Journal Name or Institutional Affiliation:
The Civil Rights Project
- Charter schools are largely more segregated than public schools. Segregation is worse for African American than for Latino students, but is very high for both.
- Charter schools in most of these states enroll disproportionately high percentages of minority students resulting in students of all races being more likely to attend schools that, on average, have a higher percentage of minority students.
- In almost every state studied, the average Black charter school attends school with a higher percentage of Black students and a lower percentage of White students.
- Because of the disproportionately high enrollment of minority students in charter schools, White charter schools students go to school, on average, with more non-White students than Whites in non-charter public schools.
- The pattern for Latino segregation is mixed: on the whole, Latino charter school students are less segregated than their Black counterparts.
- Instead of creating schools of diversity, many charter schools are places of racial isolation, particularly for minority schools.
- There is little evidence of serious effort at the state level to ensure racial balance.
- In most of the sixteen states, Black and Latino charter school students are attending segregated minority schools at an even higher rate than those in the increasingly resegregating public schools.
- Conditions that may help address issues of racial isolation by creating a system that allows students to choose to attend charter schools on a equitable basis: full information, the provision of free transportation to all students, providing for an welcoming all groups, including students from all racial/ethnic groups, English Language Learners, and special education students; NO screening of children fro charter schools, both academic and otherwise.

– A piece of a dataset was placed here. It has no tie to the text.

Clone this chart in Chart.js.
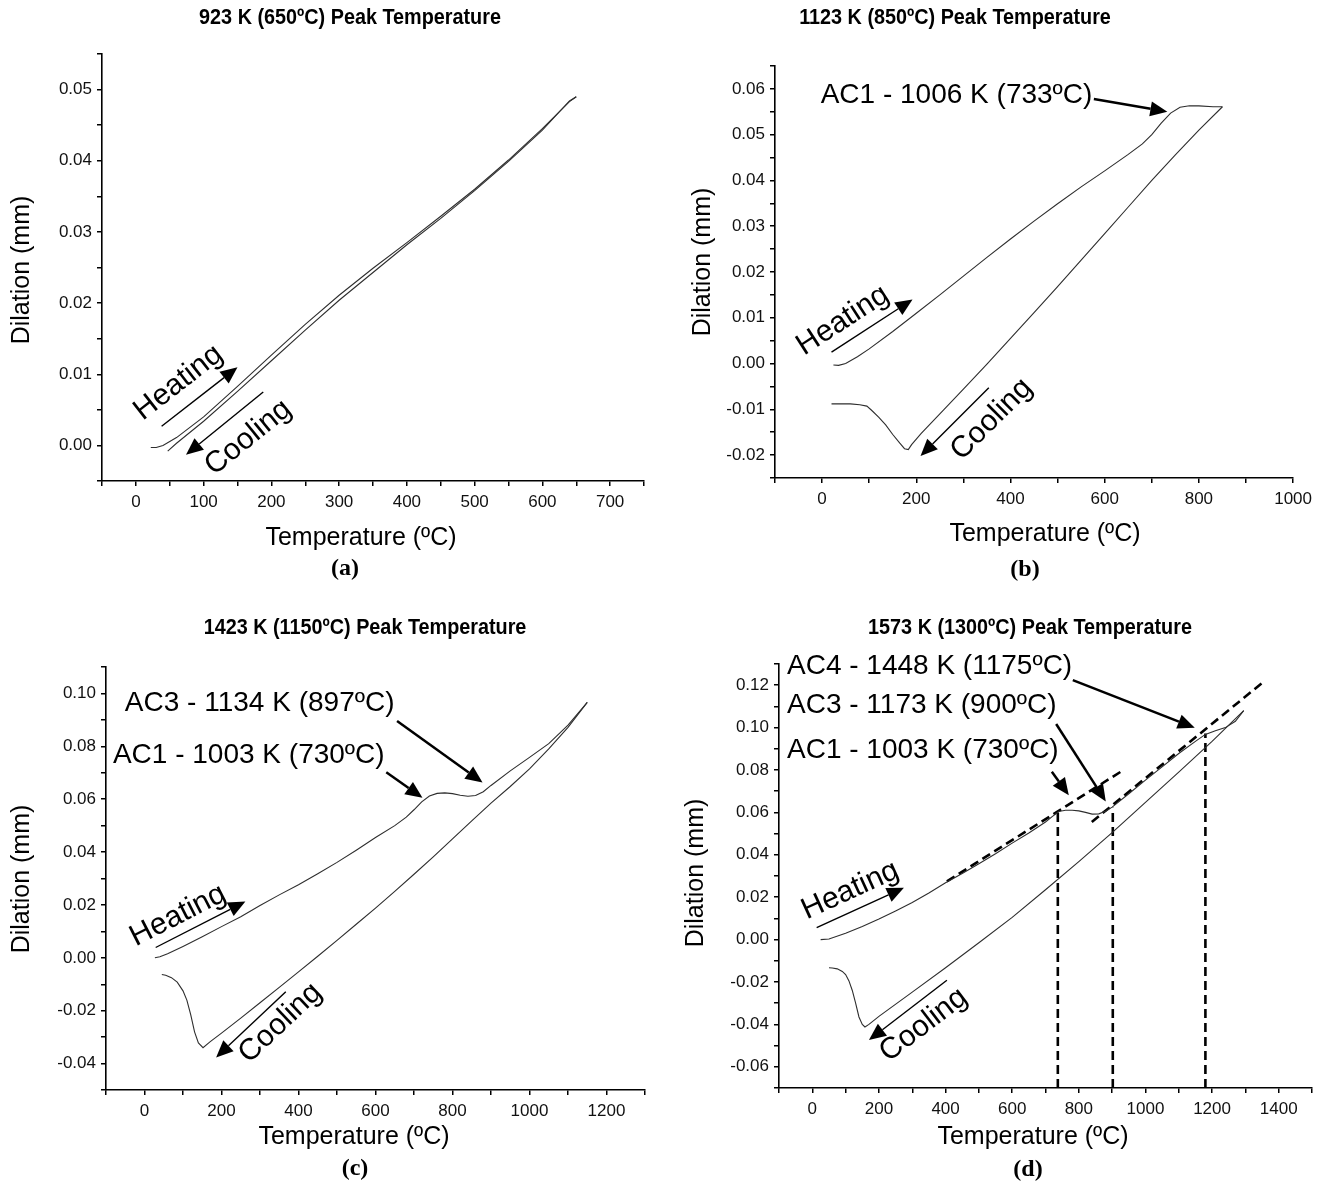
<!DOCTYPE html>
<html>
<head>
<meta charset="utf-8">
<script src="https://cdn.jsdelivr.net/npm/chart.js@4.4.1/dist/chart.umd.min.js"></script>
<style>
  body { margin: 0; background: #fff; }
  #page { position: relative; width: 1318px; height: 1186px; overflow: hidden; }
  canvas { position: absolute; }
</style>
</head>
<body>
<div id="page">
  <canvas id="pa" width="659" height="593" style="left:0;top:0"></canvas>
  <canvas id="pb" width="659" height="593" style="left:659px;top:0"></canvas>
  <canvas id="pc" width="659" height="593" style="left:0;top:593px"></canvas>
  <canvas id="pd" width="659" height="593" style="left:659px;top:593px"></canvas>
</div>
<script>
// values (temperature in ºC, dilation in mm)

// (a) 650ºC peak
const heatTempA = [22, 30, 40, 60, 100, 150, 200, 250, 300, 350, 400, 450, 500, 550, 600, 640, 650];
const heatDilA  = [-0.0003, -0.0003, 0.0000, 0.0011, 0.0040, 0.0083, 0.0127, 0.0170, 0.0211, 0.0249, 0.0285, 0.0322, 0.0360, 0.0401, 0.0445, 0.0483, 0.0490];
const coolTempA = [650, 640, 600, 550, 500, 450, 400, 350, 300, 250, 200, 150, 100, 60, 47];
const coolDilA  = [0.0490, 0.0484, 0.0443, 0.0399, 0.0358, 0.0319, 0.0282, 0.0243, 0.0204, 0.0162, 0.0119, 0.0076, 0.0034, 0.0003, -0.0008];

// (b) 850ºC peak
const heatTempB = [24, 35, 50, 75, 100, 150, 200, 250, 300, 350, 400, 450, 500, 550, 600, 650, 680, 700, 720, 740, 760, 780, 800, 830, 850];
const heatDilB  = [-0.0003, -0.0004, 0.0000, 0.0015, 0.0032, 0.0070, 0.0110, 0.0150, 0.0191, 0.0232, 0.0272, 0.0311, 0.0349, 0.0386, 0.0421, 0.0457, 0.0480, 0.0500, 0.0525, 0.0547, 0.0560, 0.0563, 0.0563, 0.0561, 0.0561];
const coolTempB = [850, 800, 750, 700, 650, 600, 550, 500, 450, 400, 350, 300, 250, 210, 190, 183, 175, 165, 150, 135, 120, 105, 95, 80, 60, 40, 20];
const coolDilB  = [0.0561, 0.0510, 0.0456, 0.0400, 0.0342, 0.0284, 0.0226, 0.0168, 0.0111, 0.0055, -0.0001, -0.0056, -0.0110, -0.0153, -0.0177, -0.0188, -0.0186, -0.0174, -0.0155, -0.0134, -0.0117, -0.0102, -0.0093, -0.0090, -0.0088, -0.0088, -0.0088];

// (c) 1150ºC peak
const heatTempC = [27, 40, 60, 100, 150, 200, 250, 300, 350, 400, 450, 500, 550, 600, 650, 680, 700, 720, 740, 760, 780, 800, 820, 840, 860, 880, 900, 950, 1000, 1050, 1100, 1150];
const heatDilC  = [0.0000, 0.0004, 0.0015, 0.0043, 0.0080, 0.0118, 0.0155, 0.0198, 0.0238, 0.0276, 0.0318, 0.0361, 0.0407, 0.0455, 0.0500, 0.0532, 0.0560, 0.0590, 0.0612, 0.0622, 0.0624, 0.0621, 0.0615, 0.0611, 0.0614, 0.0628, 0.0652, 0.0707, 0.0758, 0.0810, 0.0880, 0.0966];
const coolTempC = [1150, 1100, 1050, 1000, 950, 900, 850, 800, 750, 700, 650, 600, 550, 500, 450, 400, 350, 300, 250, 200, 170, 152, 140, 130, 120, 110, 100, 85, 70, 55, 45];
const coolDilC  = [0.0966, 0.0872, 0.0790, 0.0715, 0.0648, 0.0585, 0.0518, 0.0450, 0.0382, 0.0316, 0.0251, 0.0188, 0.0127, 0.0066, 0.0006, -0.0053, -0.0112, -0.0170, -0.0228, -0.0285, -0.0318, -0.0340, -0.0322, -0.0280, -0.0215, -0.0160, -0.0125, -0.0092, -0.0075, -0.0066, -0.0063];

// (d) 1300ºC peak
const heatTempD = [25, 50, 100, 150, 200, 250, 300, 350, 400, 450, 500, 550, 600, 650, 700, 720, 740, 760, 780, 800, 820, 840, 860, 880, 900, 950, 1000, 1050, 1100, 1150, 1180, 1210, 1240, 1270, 1295];
const heatDilD  = [0.0000, 0.0003, 0.0030, 0.0062, 0.0097, 0.0135, 0.0175, 0.0220, 0.0268, 0.0312, 0.0358, 0.0405, 0.0455, 0.0503, 0.0555, 0.0580, 0.0604, 0.0610, 0.0610, 0.0607, 0.0600, 0.0592, 0.0593, 0.0605, 0.0625, 0.0688, 0.0752, 0.0815, 0.0878, 0.0935, 0.0968, 0.0985, 0.1000, 0.1030, 0.1080];
const coolTempD = [1295, 1200, 1100, 1000, 900, 800, 700, 600, 500, 400, 300, 200, 170, 158, 150, 140, 130, 120, 110, 100, 90, 75, 60, 50];
const coolDilD  = [0.1080, 0.0935, 0.0790, 0.0647, 0.0505, 0.0368, 0.0235, 0.0105, -0.0015, -0.0133, -0.0248, -0.0362, -0.0400, -0.0412, -0.0400, -0.0365, -0.0300, -0.0240, -0.0195, -0.0165, -0.0150, -0.0138, -0.0134, -0.0133];
// construction lines of (d)
const tan1Temp = [404, 927];
const tan1Dil  = [0.0275, 0.0793];
const tan2Temp = [839, 1356];
const tan2Dil  = [0.0555, 0.1218];
const ac1Temp = [737, 737];
const ac1Dil  = [-0.07, 0.0604];
const ac3Temp = [902, 902];
const ac3Dil  = [-0.07, 0.0622];
const ac4Temp = [1180, 1180];
const ac4Dil  = [-0.07, 0.0972];

// axis ticks
function tickList(min, max, step) {
  const out = [];
  const n = Math.round((max - min) / step);
  for (let i = 0; i <= n; i++) out.push(Math.round((min + i * step) * 1e6) / 1e6);
  return out;
}
const xTicksA = tickList(-50, 750, 50);
const yTicksA = tickList(-0.005, 0.055, 0.005);
const xTicksB = tickList(-100, 1000, 100);
const yTicksB = tickList(-0.025, 0.065, 0.005);
const xTicksC = tickList(-100, 1300, 100);
const yTicksC = tickList(-0.05, 0.11, 0.01);
const xTicksD = tickList(-100, 1500, 100);
const yTicksD = tickList(-0.07, 0.13, 0.01);

const titles = ['923 K (650ºC) Peak Temperature', '1123 K (850ºC) Peak Temperature',
  '1423 K (1150ºC) Peak Temperature', '1573 K (1300ºC) Peak Temperature'];
const subLabels = ['(a)', '(b)', '(c)', '(d)'];
const xTitle = 'Temperature (ºC)';
const yTitle = 'Dilation (mm)';

// arrows and their captions, in data units
const notesA = [
  { text: 'Heating', at: [63, 0.0088], from: [38, 0.0027], to: [150, 0.0110], along: true },
  { text: 'Cooling', at: [166, 0.0011], from: [188, 0.0075], to: [74, -0.0013], along: true }
];
const notesB = [
  { text: 'AC1 - 1006 K (733ºC)', at: [-3, 0.0587], from: [577, 0.0578], to: [733, 0.0550] },
  { text: 'Heating', at: [44, 0.0094], from: [20, 0.0025], to: [192, 0.0140], along: true },
  { text: 'Cooling', at: [360, -0.0122], from: [354, -0.0053], to: [209, -0.0202], along: true }
];
const notesC = [
  { text: 'AC3 - 1134 K (897ºC)', at: [-51, 0.0961], from: [656, 0.0896], to: [878, 0.0663] },
  { text: 'AC1 - 1003 K (730ºC)', at: [-82, 0.0765], from: [628, 0.0702], to: [722, 0.0605] },
  { text: 'Heating', at: [87, 0.0160], from: [29, 0.0039], to: [262, 0.0213], along: true },
  { text: 'Cooling', at: [353, -0.0247], from: [367, -0.0128], to: [186, -0.0377], along: true }
];
const notesD = [
  { text: 'AC4 - 1448 K (1175ºC)', at: [-76, 0.1287], from: [782, 0.1224], to: [1148, 0.0999] },
  { text: 'AC3 - 1173 K (900ºC)', at: [-76, 0.1107], from: [732, 0.1017], to: [881, 0.0652] },
  { text: 'AC1 - 1003 K (730ºC)', at: [-76, 0.0891], from: [719, 0.0792], to: [770, 0.0681] },
  { text: 'Heating', at: [114, 0.0232], from: [13, 0.0056], to: [275, 0.0244], along: true },
  { text: 'Cooling', at: [334, -0.0403], from: [404, -0.0192], to: [170, -0.0474], along: true }
];

const SANS = '"Liberation Sans", Arial, sans-serif';
const SERIF = '"Liberation Serif", "Times New Roman", serif';
const W = 659, H = 593;

function line(t, d, dashed) {
  return {
    data: t.map((v, i) => ({ x: v, y: d[i] })),
    showLine: true,
    pointRadius: 0,
    borderColor: dashed ? '#000' : '#2e2e2e',
    borderWidth: dashed ? 2.6 : 1.1,
    borderDash: dashed ? [9, 5] : [],
    tension: 0
  };
}

function drawArrow(ctx, x1, y1, x2, y2, lw) {
  const a = Math.atan2(y2 - y1, x2 - x1);
  const len = 17, half = 7.5;
  const bx = x2 - len * Math.cos(a), by = y2 - len * Math.sin(a);
  ctx.lineWidth = lw;
  ctx.beginPath();
  ctx.moveTo(x1, y1);
  ctx.lineTo(bx, by);
  ctx.stroke();
  ctx.beginPath();
  ctx.moveTo(x2, y2);
  ctx.lineTo(bx + half * Math.sin(a), by - half * Math.cos(a));
  ctx.lineTo(bx - half * Math.sin(a), by + half * Math.cos(a));
  ctx.closePath();
  ctx.fill();
}

function notesPlugin(p) {
  return {
    id: 'notes',
    afterDraw(chart) {
      const ctx = chart.ctx;
      const sx = chart.scales.x, sy = chart.scales.y;
      ctx.save();
      ctx.fillStyle = '#000';
      ctx.strokeStyle = '#000';
      ctx.textBaseline = 'middle';
      ctx.textAlign = 'center';

      // panel title, a bit narrow like the original
      ctx.save();
      ctx.translate(p.titlePos[0], p.titlePos[1]);
      ctx.scale(0.9, 1);
      ctx.font = 'bold 22px ' + SANS;
      ctx.fillText(p.title, 0, 0);
      ctx.restore();

      ctx.font = 'bold 24px ' + SERIF;
      ctx.fillText(p.sub, p.subPos[0], p.subPos[1]);

      ctx.font = '25px ' + SANS;
      ctx.fillText(xTitle, p.xTitlePos[0], p.xTitlePos[1]);
      ctx.save();
      ctx.translate(p.yTitlePos[0], p.yTitlePos[1]);
      ctx.rotate(-Math.PI / 2);
      ctx.fillText(yTitle, 0, 0);
      ctx.restore();

      p.notes.forEach(n => {
        const x1 = sx.getPixelForValue(n.from[0]), y1 = sy.getPixelForValue(n.from[1]);
        const x2 = sx.getPixelForValue(n.to[0]), y2 = sy.getPixelForValue(n.to[1]);
        drawArrow(ctx, x1, y1, x2, y2, n.along ? 1.4 : 2.5);
        const tx = sx.getPixelForValue(n.at[0]), ty = sy.getPixelForValue(n.at[1]);
        if (n.along) {
          let a = Math.atan2(y2 - y1, x2 - x1);
          if (x2 < x1) a = Math.atan2(y1 - y2, x1 - x2);
          ctx.save();
          ctx.translate(tx, ty);
          ctx.rotate(a);
          ctx.textAlign = 'center';
          ctx.font = '30px ' + SANS;
          ctx.fillText(n.text, 0, 0);
          ctx.restore();
        } else {
          ctx.textAlign = 'left';
          ctx.font = '28px ' + SANS;
          ctx.fillText(n.text, tx, ty);
        }
      });
      ctx.restore();
    }
  };
}

function axis(p, which) {
  const isX = which === 'x';
  const ticks = isX ? p.xTicks : p.yTicks;
  const every = isX ? p.xEvery : p.yEvery;
  return {
    type: 'linear',
    min: ticks[0],
    max: ticks[ticks.length - 1],
    afterBuildTicks: s => { s.ticks = ticks.map(v => ({ value: v })); },
    afterFit: s => {
      if (isX) s.height = H - p.area.bottom;
      else s.width = p.area.left;
    },
    ticks: {
      autoSkip: false,
      maxRotation: 0,
      color: '#111',
      padding: isX ? 6 : 5,
      font: { family: SANS, size: 17 },
      callback: v => {
        const k = v / every;
        if (Math.abs(k - Math.round(k)) > 1e-6) return '';
        return isX ? String(Math.round(v)) : v.toFixed(2);
      }
    },
    grid: { display: true, drawOnChartArea: false, drawTicks: true, tickLength: 5, color: '#000', lineWidth: 1.5 },
    border: { display: true, color: '#000', width: 1.6 },
    title: { display: false }
  };
}

function makePanel(p) {
  return new Chart(document.getElementById(p.id), {
    type: 'scatter',
    data: { datasets: p.series },
    options: {
      responsive: false,
      animation: false,
      devicePixelRatio: 1,
      layout: { autoPadding: false, padding: { left: 0, top: p.area.top, right: W - p.area.right, bottom: 0 } },
      plugins: { legend: { display: false }, tooltip: { enabled: false }, title: { display: false } },
      scales: { x: axis(p, 'x'), y: axis(p, 'y') }
    },
    plugins: [notesPlugin(p)]
  });
}

makePanel({
  id: 'pa', title: titles[0], sub: subLabels[0], titlePos: [350, 18], subPos: [345, 569],
  xTitlePos: [361, 538], yTitlePos: [22, 270],
  area: { left: 102, top: 54, right: 644, bottom: 481 },
  xTicks: xTicksA, xEvery: 100, yTicks: yTicksA, yEvery: 0.01,
  series: [line(heatTempA, heatDilA), line(coolTempA, coolDilA)], notes: notesA
});
makePanel({
  id: 'pb', title: titles[1], sub: subLabels[1], titlePos: [296, 18], subPos: [366, 570],
  xTitlePos: [386, 534], yTitlePos: [44, 262],
  area: { left: 116, top: 66, right: 639, bottom: 478 },
  xTicks: xTicksB, xEvery: 200, yTicks: yTicksB, yEvery: 0.01,
  series: [line(heatTempB, heatDilB), line(coolTempB, coolDilB)], notes: notesB
});
makePanel({
  id: 'pc', title: titles[2], sub: subLabels[2], titlePos: [365, 35], subPos: [355, 576],
  xTitlePos: [354, 544], yTitlePos: [22, 286],
  area: { left: 106, top: 74, right: 645, bottom: 497 },
  xTicks: xTicksC, xEvery: 200, yTicks: yTicksC, yEvery: 0.02,
  series: [line(heatTempC, heatDilC), line(coolTempC, coolDilC)], notes: notesC
});
makePanel({
  id: 'pd', title: titles[3], sub: subLabels[3], titlePos: [371, 35], subPos: [369, 577],
  xTitlePos: [374, 544], yTitlePos: [37, 280],
  area: { left: 120, top: 71, right: 658, bottom: 495 },
  xTicks: xTicksD, xEvery: 200, yTicks: yTicksD, yEvery: 0.02,
  series: [
    line(heatTempD, heatDilD), line(coolTempD, coolDilD),
    line(tan1Temp, tan1Dil, true), line(tan2Temp, tan2Dil, true),
    line(ac1Temp, ac1Dil, true), line(ac3Temp, ac3Dil, true), line(ac4Temp, ac4Dil, true)
  ],
  notes: notesD
});
</script>
</body>
</html>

Charter Schools, Choice, Segregation
Secondary Survey Data
Method of Analysis:
Unit of Analysis:
- The study focuses on the sixteen states that had total statewide charter enrollments of at least 5,000 students in 2000-01 (account for 95.4% of the entire U.S. charter school population).
- Data are from the National Center for Education Statistics 2000-01 Common Core of Data (CCD). The CCD is a comprehensive, yearly national dataset of all operational public schools and includes school information on student characteristics such as enrollment and racial counts that are comparable across states and between charter schools and non-charter public schools.
- Use descriptive statistics (national and state level trends, tables and graphs).
- Use the exposure index, which describes the racial composition of the school attended by the typical student of a given race.